SPECIAL DERNIERE – N° 1153 – Samedi 1er Juin 1985
Il lui a fallu douze ans de réflexion et quatre mille pages ! Aujourd’hui François Lacaze, véritable bénédictin de la raquette, l’affirme : » Il existe une vérité du tennis. » Et il le prouve.
A vingt-trois ans, il est classé 2/6 et il fait de la compétition. A vingt-sept ans, il abandonne les tournois pour se consacrer à l’enseignement. Il est actuellement professeur de tennis dans la région parisienne.
Au début, explique-t-il, j’ai eu les pires difficultés avec mes élèves. Quand je leur disais, par exemple, de renoncer à la prise unique, il y en avait toujours un pour me dire : je ne suis pas d’accord avec vous parce qu’on m’a dit… ou parce que j’ai lu… C’était tellement désespérant que j’ai failli renoncer a enseigner. Que pouvais-je répondre, moi, simple prof, lorsqu’on me citait tel ou tel champion ?
La réponse, François Lacaze va la trouver dans les photos de tennismen. Ces quelques photos, au début, m’ont donné envie de poursuivre mes recherches.

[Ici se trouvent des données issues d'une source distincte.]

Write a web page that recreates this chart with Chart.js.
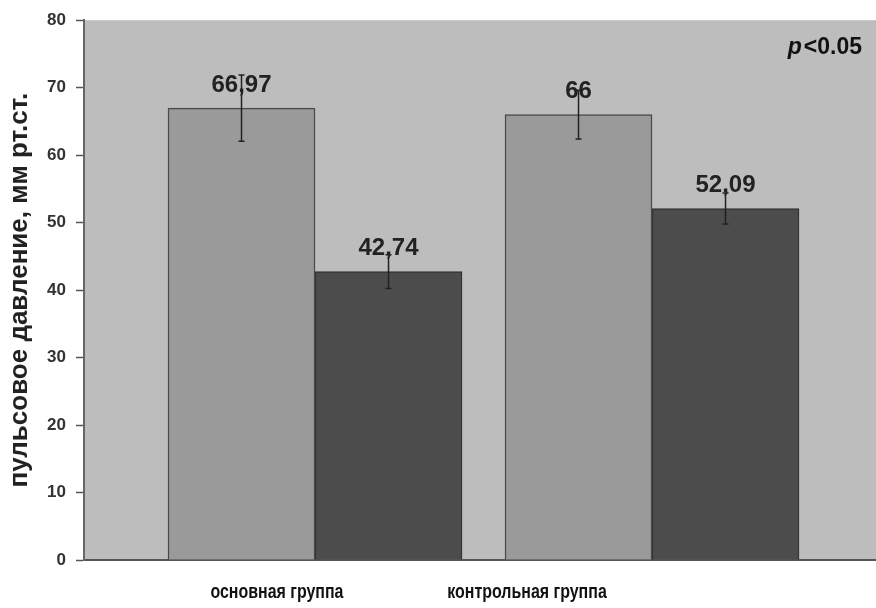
<!DOCTYPE html>
<html>
<head>
<meta charset="utf-8">
<script src="https://cdn.jsdelivr.net/npm/chart.js@4"></script>
<style>
  html, body { margin: 0; background: #fff; }
  #wrap { width: 876px; height: 608px; }
</style>
</head>
<body>
<div id="wrap"><canvas id="pulseChart"></canvas></div>
<script>
// data
const groups = ["основная группа", "контрольная группа"];
const groupX = [1, 2];
const firstValues = [66.97, 66];
const secondValues = [42.74, 52.09];
const firstErrors = [4.9, 3.6];
const secondErrors = [2.5, 2.3];
const pNote = ["p", "<0.05"];

const mainFont = "'Liberation Sans', Arial, sans-serif";

function toPoints(values) {
  return values.map((v, i) => ({ x: groupX[i], y: v }));
}

function formatValue(v) {
  return String(v).replace(".", ",");
}

// gray plot area
const plotBackground = {
  id: "plotBackground",
  beforeDraw(chart) {
    const { ctx, chartArea } = chart;
    ctx.save();
    ctx.fillStyle = "#bdbdbd";
    ctx.fillRect(chartArea.left, chartArea.top, chartArea.right - chartArea.left, chartArea.bottom - chartArea.top);
    ctx.restore();
  }
};

// numbers above the bars
const valueLabels = {
  id: "valueLabels",
  afterDatasetsDraw(chart) {
    const ctx = chart.ctx;
    ctx.save();
    ctx.font = "bold 24px " + mainFont;
    ctx.fillStyle = "#222";
    ctx.textAlign = "center";
    ctx.textBaseline = "middle";
    chart.data.datasets.forEach((ds, di) => {
      chart.getDatasetMeta(di).data.forEach((bar, i) => {
        ctx.fillText(formatValue(ds.data[i].y), bar.x, bar.y - 23);
      });
    });
    ctx.restore();
  }
};

// error whiskers
const errorBars = {
  id: "errorBars",
  afterDatasetsDraw(chart) {
    const ctx = chart.ctx;
    const yScale = chart.scales.y;
    ctx.save();
    ctx.strokeStyle = "#222";
    ctx.lineWidth = 1.5;
    chart.data.datasets.forEach((ds, di) => {
      chart.getDatasetMeta(di).data.forEach((bar, i) => {
        const v = ds.data[i].y;
        const e = ds.errors[i];
        const top = yScale.getPixelForValue(v + e);
        const bottom = yScale.getPixelForValue(v - e);
        ctx.beginPath();
        ctx.moveTo(bar.x, top);
        ctx.lineTo(bar.x, bottom);
        ctx.moveTo(bar.x - 3, top);
        ctx.lineTo(bar.x + 3, top);
        ctx.moveTo(bar.x - 3, bottom);
        ctx.lineTo(bar.x + 3, bottom);
        ctx.stroke();
      });
    });
    ctx.restore();
  }
};

// narrow bold group captions under the axis (no narrow font installed, so squeeze)
const groupCaptions = {
  id: "groupCaptions",
  afterDraw(chart) {
    const ctx = chart.ctx;
    const xScale = chart.scales.x;
    const y = chart.chartArea.bottom + 32;
    ctx.save();
    ctx.fillStyle = "#111";
    ctx.textAlign = "center";
    ctx.textBaseline = "middle";
    ctx.font = "bold 21px " + mainFont;
    xScale.ticks.forEach((t, i) => {
      const x = xScale.getPixelForValue(t.value);
      ctx.save();
      ctx.translate(x, y);
      ctx.scale(0.76, 1);
      ctx.fillText(groups[i], 0, 0);
      ctx.restore();
    });
    ctx.restore();
  }
};

// p value note in the corner
const pValueNote = {
  id: "pValueNote",
  afterDraw(chart) {
    const ctx = chart.ctx;
    const right = chart.chartArea.right - 14;
    const y = chart.chartArea.top + 27;
    ctx.save();
    ctx.fillStyle = "#111";
    ctx.textBaseline = "middle";
    ctx.textAlign = "right";
    ctx.font = "bold 23px " + mainFont;
    ctx.fillText(pNote[1], right, y);
    const w = ctx.measureText(pNote[1]).width;
    ctx.font = "italic bold 23px " + mainFont;
    ctx.fillText(pNote[0], right - w - 2, y);
    ctx.restore();
  }
};

const ctx = document.getElementById("pulseChart").getContext("2d");

new Chart(ctx, {
  type: "bar",
  data: {
    datasets: [
      {
        label: "1",
        data: toPoints(firstValues),
        errors: firstErrors,
        backgroundColor: "#9a9a9a",
        borderColor: "#4a4a4a",
        borderWidth: 1.5
      },
      {
        label: "2",
        data: toPoints(secondValues),
        errors: secondErrors,
        backgroundColor: "#4c4c4c",
        borderColor: "#333",
        borderWidth: 1.5
      }
    ]
  },
  options: {
    responsive: true,
    maintainAspectRatio: false,
    animation: false,
    barThickness: 147,
    layout: { padding: { top: 20, right: 0, left: 0, bottom: 0 } },
    plugins: {
      legend: { display: false },
      tooltip: { enabled: false }
    },
    scales: {
      x: {
        type: "linear",
        min: 0.3145,
        max: 2.6646,
        offset: false,
        grid: { display: false, drawTicks: false },
        border: { display: true, color: "#555", width: 2 },
        afterBuildTicks(scale) {
          // group captions sit a bit left of the bar pairs
          scale.ticks = [{ value: 0.887 }, { value: 1.629 }];
        },
        afterFit(scale) {
          scale.height = 48;
        },
        ticks: { display: false }
      },
      y: {
        min: 0,
        max: 80,
        grid: { drawOnChartArea: false, tickLength: 8, color: "#555", tickWidth: 1.5 },
        border: { display: true, color: "#666", width: 2 },
        afterFit(scale) {
          scale.width = 84;
        },
        ticks: {
          stepSize: 10,
          padding: 10,
          color: "#333",
          font: { family: mainFont, size: 17, weight: "bold" }
        },
        title: {
          display: true,
          text: "пульсовое давление, мм рт.ст.",
          color: "#222",
          padding: { top: 4, bottom: 0 },
          font: { family: mainFont, size: 26, weight: "bold" }
        }
      }
    }
  },
  plugins: [plotBackground, valueLabels, errorBars, groupCaptions, pValueNote]
});
</script>
</body>
</html>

Aujourd’hui, j’ai huit dossiers, qui permettent de comparer les coups droits, les revers, les services, le smash…, à toutes les époques. Ces huit dossiers s’intitulent » le coup droit « , » les grands coups droits d’attaque « , » les moyens et les mauvais coups droits « , » le revers « , » les erreurs « , » les grands coups droits coupés et les grands revers coupés « , » le service, le smash, la volée et le lob » et » les bonnes formes de préparation au coup droit « . Une véritable encyclopédie du tennis dans le monde, depuis un siècle, en quatre mille pages ! Et une constatation : ce n’est ni le hasard ni la mode qui font un grand champion. La preuve, le cas du français Hervé Gauvain. En 1969, ses professeurs veulent lui faire perdre son revers à deux mains, jugé peu académique. Il lui faudra quatre ans pour revenir sur la scène nationale…, quelques mois avant l’apparition du phénomène Borg qui donne ses lettres de noblesse à ce même revers à deux mains ! C’est ce que l’on peut appeler pudiquement une erreur d’appréciation. On retrouve le même tâtonnement dans certains livres écrits par des champions français au cours de ces dernières années. » Et pourtant, la vérité existe « , affirme François Lacaze, la main sur sa pile de dossiers.
Véritable rat de bibliothèque, ce fou de tennis a retrouvé à peu près tout ce qui s’est écrit sur le tennis, se gardant bien de rajouter la moindre ligne de sa main. Et il a pris contact avec de nombreuses fédérations étrangères. Jour après jour, il complète sa documentation et enrichit sa réflexion. » Je suis entré en recherche comme on entre en religion « , dit-il avec le sourire. Mais nul n’est prophète en son pays. et, malgré ses efforts, le petit prof des Yvelines n’a pas encore trouvé un éditeur qui prenne le risque de publier son travail. L’ex 2/6 ne désespère pourtant pas. » Un jour, dit-il, on s’apercevra que j’ai raison et qu’il y a une vérité mécanique et anatomique du tennis. » De quoi, comme le lui a confié un membre de la fédération française, » bouleverser quelques habitudes » dans l’enseignement de ce sport.